Following, I'm going to list the options:

  1. Language
    It will show the language available to install. In my case, I choose 21, spanish.
  2. Timezone
    We can configure the timezone. Sometimes, system detect timezone automatically, if not, it can also be configured later.
  3. Network configuration
    1. Set host name
      We can use this option to set a host name (hostname.domain) (Ej: raspberrypi.home). Note: It doesn't work for me.
    2. Network configuration
      If we need an specific network configuration (static IP, DNS, etc), this is the option where we can set that. Usually, routers give us an automatic configuration via DHCP.
  4. Root password
    It is necesary to have a "root" password, root is the superuser.
  5. User creation
    It's comfortable to create a user in the wizard, but it can be done later with "root" too.

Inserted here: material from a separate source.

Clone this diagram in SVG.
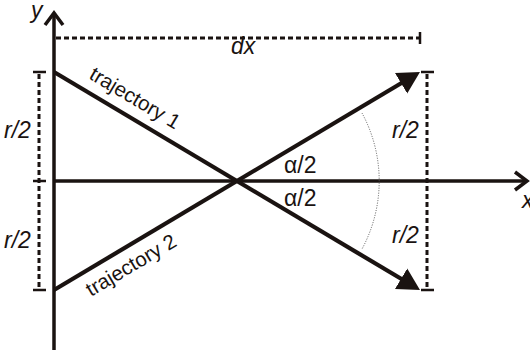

When we finish configuring what we need/want, we only need to press c "continue", and everything is ready! The Raspberry will reboot, taking the new configuration.

Step 5: Update

Once started, we should update the system. It can be a hard work depending the memory size, and which Fedora version we're using, because maybe the free space don't be enought to download all of the update packages. If you have this problem, you should install package in a selective way for replace old files with updated files, and keep space for other packages later.
For updating all the system, we should use the command:

# dnf update

If we fall in the problem of the free space, we can take a look at the packages to be installed/updated with the previous command, and execute the command for installing/updating a specific package, for example:

# dnf update curl

Or we can do it with more than one package, as following:

# dnf update curl libcurl

Step 6: Now is your turn!

This was a little guide to install Fedora Minimal, so is, until now, just the command line interface and some utils.
You can try with other Fedora versions, or install in Fedora Minimal your favorite Desktop Environment via DNF; I will install i3wm, or sway, and install what I need when needed.

I'm going to write a guide to install i3wm or sway soon, for you to continue with this.